The clergy met at All Souls Langham Place, in Central London, a prominent evangelical church, where they were invited to sign up to the “Jerusalem declaration” rejecting liberal doctrines. Most are expected to endorse the statement, forming the British arm of the Fellowship of Confessing Anglicans, a rival Anglican Communion that was started in Israel last week at a conference of conservative Anglicans from around the world.
In the declaration conservative bishops, mainly from Africa and Asia, stated: “We reject the authority of those Churches and leaders who have denied the orthodox faith in word or deed. We pray for them and call on them to repent and return to the Lord.”
The Archbishop of Canterbury, Dr Rowan Williams, hit back at the evangelical rebels yesterday, warning them that their new structures lacked legitimacy and urging them to “think very carefully about the risks entailed”.
Outright schism in the Church of England is almost impossible because of the legal structure of the established Church, which has the Queen as its Supreme Governor and 26 bishops in the House of Lords. But if the Church is not formally split, it is certainly divided by the twin issues of the ordination of homosexuals and women.
Anglo-Catholics, who yesterday threatened to leave over the issue of women bishops, would be unable to take their churches or vicarages with them, although they may get compensation from the Church Commissioners, in the same way that those who left over the issue of women priests were paid more than a decade ago.
By contrast evangelicals, protesting against what they regard as abandonment of the Bible by liberals embra-cing an agenda that includes gay ordination, do not wish to leave. Their plan is a form of Anglican “putsch”, a reform or takeover from within.
The two sides might come together if the Anglo-Catholic traditionalists succeed in their campaign for an extrageographical province or diocese in England to cater for those opposed to women bishops. But many evangelicals also oppose women bishops because of the argument expounded by St Paul that the man is the “head” of the woman. A new diocese could also provide a formal structure for them.
Archbishop Peter Jensen, of the Sydney Diocese in Australia, told the meeting that sex was at the heart of the debate. He said: “Sexual immorality leads you outside the kingdom of God, just as does greed.

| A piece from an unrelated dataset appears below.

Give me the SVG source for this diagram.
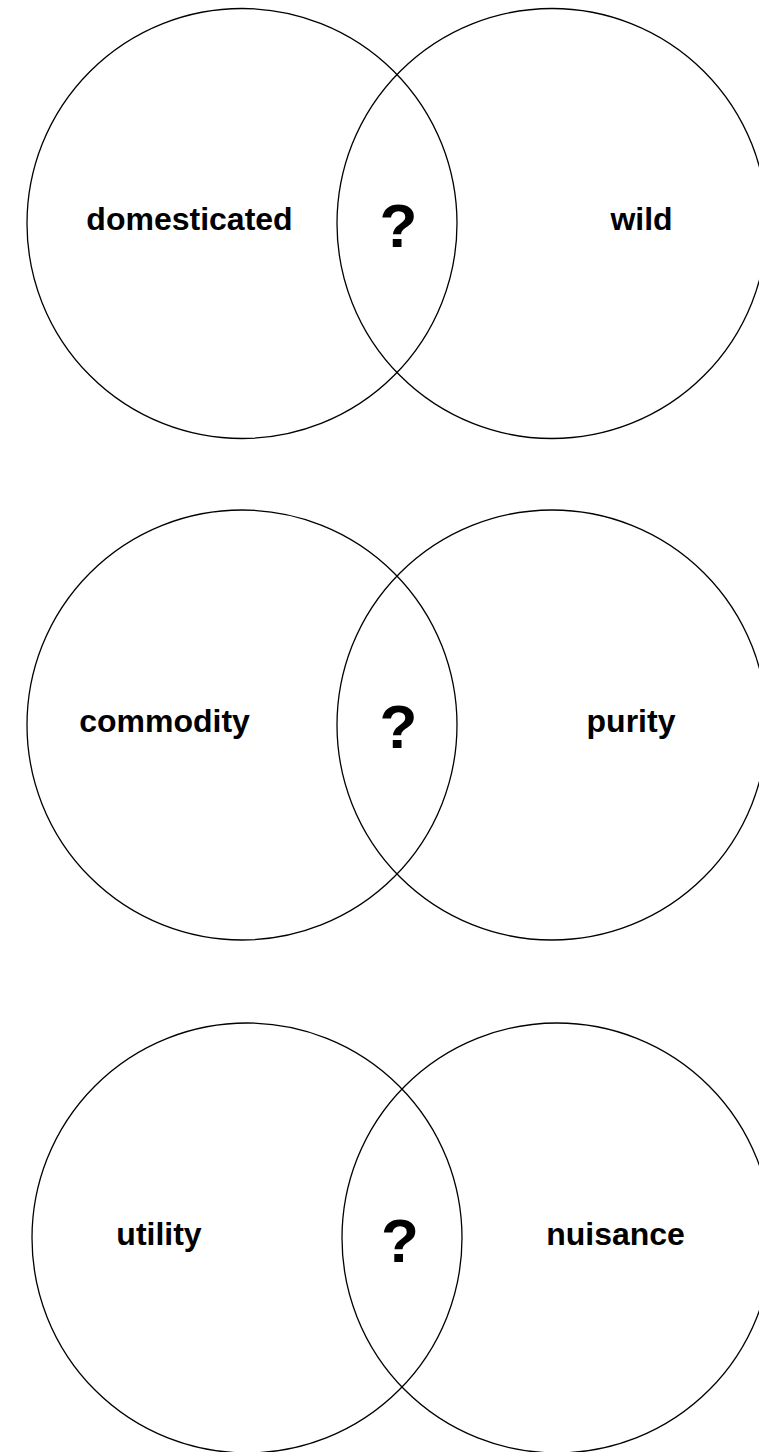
<svg xmlns="http://www.w3.org/2000/svg" width="759" height="1452" viewBox="0 0 759 1452">
<style>
.c{fill:none;stroke:#000;stroke-width:1.3}
.t{font-family:"Liberation Sans",Arial,sans-serif;font-weight:bold;font-size:32px;fill:#000;text-anchor:middle}
.q{font-family:"Liberation Sans",Arial,sans-serif;font-weight:bold;font-size:62px;fill:#000;text-anchor:middle}
</style>
<rect width="759" height="1452" fill="#fff"/>
<g id="pair1">
<g id="domesticated"><circle class="c" cx="242" cy="223.5" r="215"/><text class="t" x="189.5" y="230">domesticated</text></g>
<g id="wild"><circle class="c" cx="552" cy="223.5" r="215"/><text class="t" x="641.5" y="230">wild</text></g>
<g id="q1"><text class="q" x="398.5" y="247">?</text></g>
</g>
<g id="pair2">
<g id="commodity"><circle class="c" cx="242" cy="725" r="215"/><text class="t" x="164.5" y="732">commodity</text></g>
<g id="purity"><circle class="c" cx="552" cy="725" r="215"/><text class="t" x="631" y="732">purity</text></g>
<g id="q2"><text class="q" x="398.5" y="748">?</text></g>
</g>
<g id="pair3">
<g id="utility"><circle class="c" cx="247" cy="1238" r="215"/><text class="t" x="159" y="1245">utility</text></g>
<g id="nuisance"><circle class="c" cx="557" cy="1238" r="215"/><text class="t" x="615.5" y="1245">nuisance</text></g>
<g id="q3"><text class="q" x="400" y="1262">?</text></g>
</g>
<g id="connectors"/>
</svg>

It is not a second-order issue.” He added: “What we are dealing with here is not a split, but a movement possibly as significant as the evangelical revival [of the 19th century], and it may bring evangelicals and Anglo-Catholics together.”
The gay rights campaigner Peter Tatchell and other protesters picketed the meeting with placards accusing the evangelicals of “crucifying” gays.
David Talbot, a gay evangelical who used to worship at All Souls, wrote to the rector chastising him for allowing the meeting.He said: “It is a shame that the Anglican Church and, on this occasion, All Souls in particular, continues to deny the God-given reality of homosexuality and His blessing that gay Christians know in their lives.”